Une découverte fortuite
Sitôt sortis, les quatre spéléologues s'empressent de faire une déclaration de découverte fortuite. Une déclaration collective, au nom du club de spéléologie, et « non de tel ou tel », précise Michaël Courtois. Après la découverte, ils ne cessent, les jours suivants, de se parler au téléphone ou en visioconférence. « Nous n'avons pas vu immédiatement que l'on était en présence d'un trésor », reconnaît Danielle Doucet, mais en raison de la quantité de vestiges sur leur chemin - os, crânes humains, poteries, charbons... - tout allait dans ce sens jusqu'à ce point de bascule : la découverte de la salle du porche. « Quand on est arrivés en haut et qu'on a vu la sépulture avec tous ces petits pots en bulbe, cela ne faisait plus de doute ».

Pour autant, la découverte la plus impressionnante - et la plus émouvante - reste, pour cette passionnée de spéléologie, celle des « petits pas ». « Nous avons vu de nombreuses traces de pas inscrites à même le sol sous forme de concrétions. Vu leur nombre relativement important, nous avons décidé de poser nos pas sur ces traces, ce qu'on ne fait jamais, naturellement. Je venais d'entrer dans un diverticule, quand soudain, me retournant, j'ai baissé les yeux : j'avais les traces à mes pieds. Pour ne pas risquer de les endommager, j'ai posé mes pieds sur la paroi. C'était des traces de pieds d'enfant », dit-elle.

Préserver le site

Aujourd'hui, la nécessité de préserver le site marque - temporairement, bien sûr - le coup d'arrêt de son exploration. Les deux spéléologues, bien qu'un peu « frustrés », le comprennent parfaitement.

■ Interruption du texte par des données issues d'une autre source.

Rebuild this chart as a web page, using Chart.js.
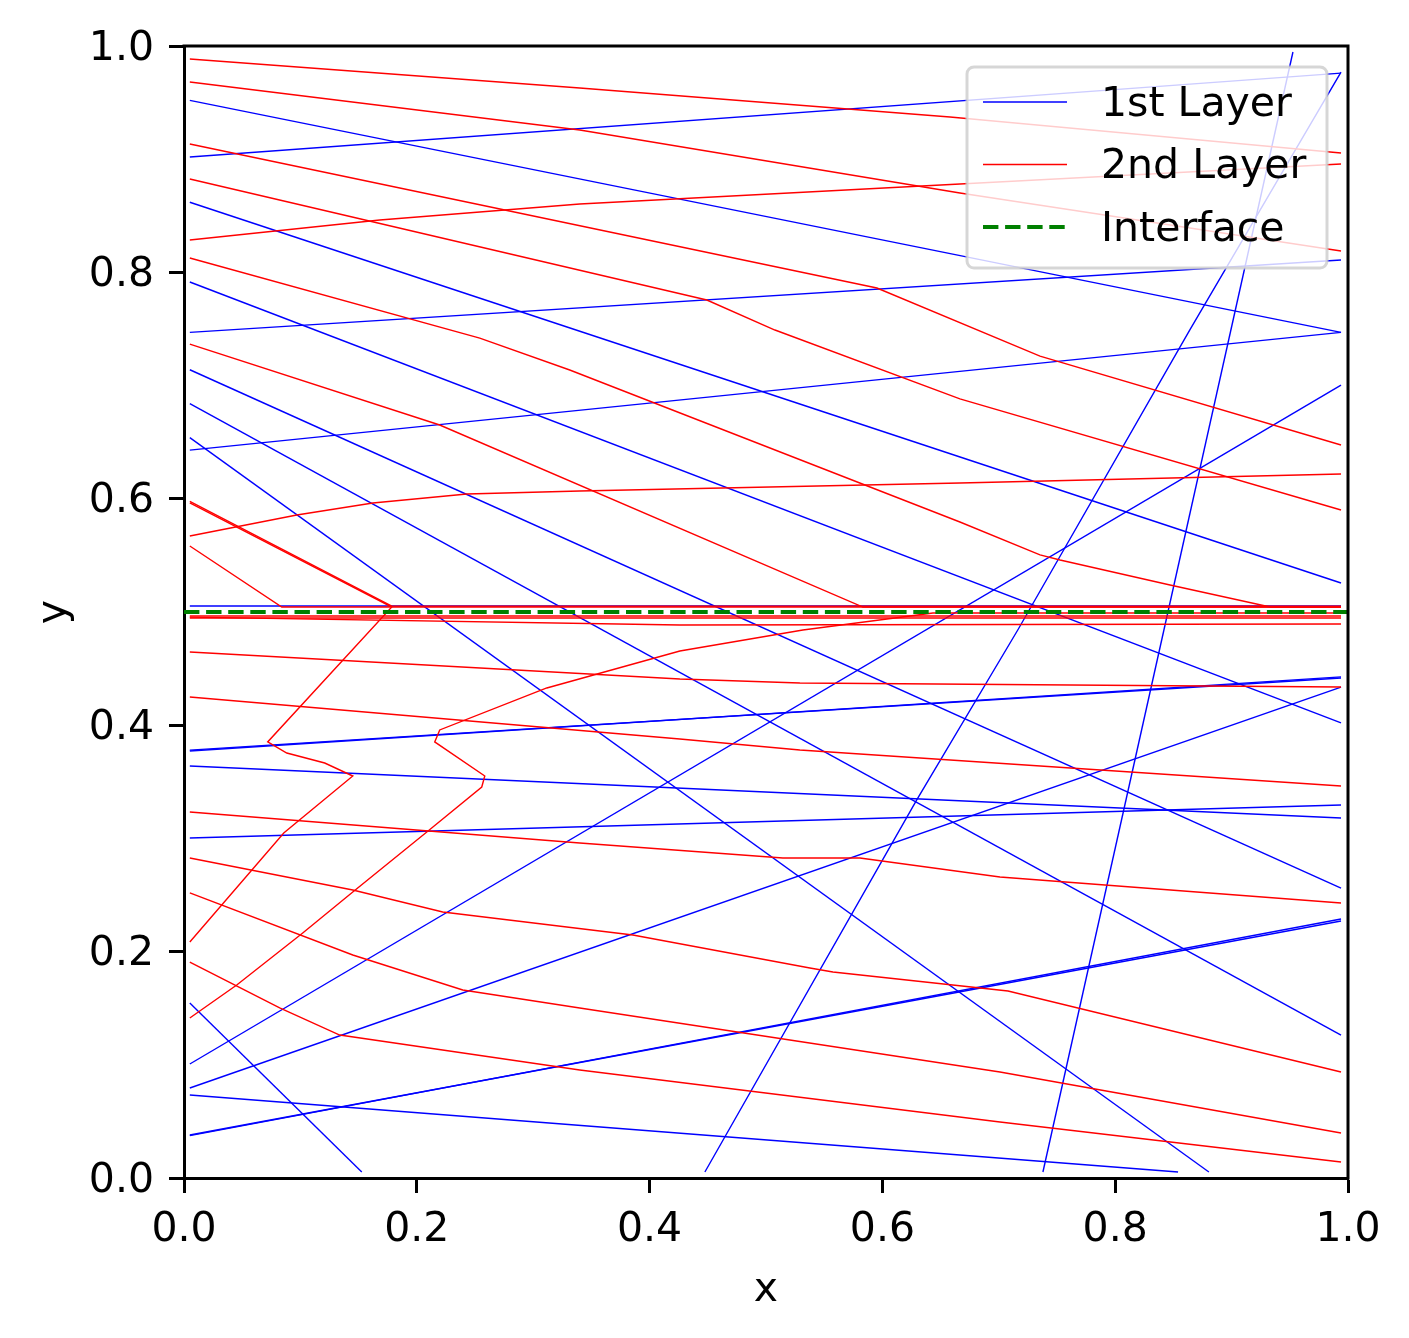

L'essentiel est ailleurs. « Nous sommes heureux d'avoir participé à une découverte de cette ampleur, dit Michaël Courtois, ce que nous souhaitons à présent, c'est continuer à être mis dans la boucle des informations, à être impliqués dans le processus ». Danielle Doucet abonde : « Il y a encore des choses à faire dans la cavité, les archéologues ont besoin de nous, comme nous avons besoin d'eux, je sais que nous allons continuer à travailler ensemble ». Et ils peuvent à présent parler de leur extraordinaire découverte : « Au départ, c'était motus et bouche cousue. J'ai un fils de dix ans, je peux enfin en parler à la maison », dit Michaël Courtois.

Héloïse Bricchi-Duhem, conservatrice du patrimoine en charge de la Charente au service régional de l'archéologie à la Direction régionale des affaires culturelles de Nouvelle-Aquitaine, a découvert la grotte aux côtés des deux spéléologues lors de la première mission d'expertise. « C'est irréel de voir un vestige archéologique dans cet état, s'enthousiasme-t-elle. On a le sentiment que les gens qui fréquentaient cette cavité sont partis il y a deux semaines. C'était formidable d'échanger avec les spéléologues. Ils revivaient, à travers nos yeux de scientifiques, leur émotion de découvreurs ».

« Pour que l'on découvre une telle grotte en si peu de temps, c'est que tous les voyants étaient au vert, que tout était aligné, c'était notre jour », conclut Michaël Courtois.

Un réseau de grottes occupé à l'âge du Bronze
La découverte d'un réseau impressionnant de cavités dans la commune de La Rochefoucauld-en-Angoumois, en Charente, a révélé l'existence d'une des plus vastes grottes sépulcrales connues à ce jour en France : le réseau de la Licorne.

Une première expertise a été diligentée début avril 2021 par le Service régional de l'Archéologie (SRA) de la Direction régionale des Affaires culturelles (DRAC) de Nouvelle-Aquitaine. Les premières constatations confirment l'importance de la découverte et sa très probable datation à l'âge du Bronze (2 200 - 800 avant Jésus-Christ). Une seconde expertise réunissant des protohistoriens s'est déroulée en juin 2021 pour documenter l'impressionnant contenu archéologique découvert et confirmer sa datation.

Cumulant plus d'un kilomètre linéaire de galeries sous presque vingt mètres de profondeur, cette découverte revêt un caractère exceptionnel. La priorité pour le ministère de la Culture est de préserver ce site d'une très grande fragilité. Cela suppose de comprendre les conditions environnementales qui ont permis la conservation de ce site vieux de 3 à 4 millénaires, afin d'être capables de les maintenir.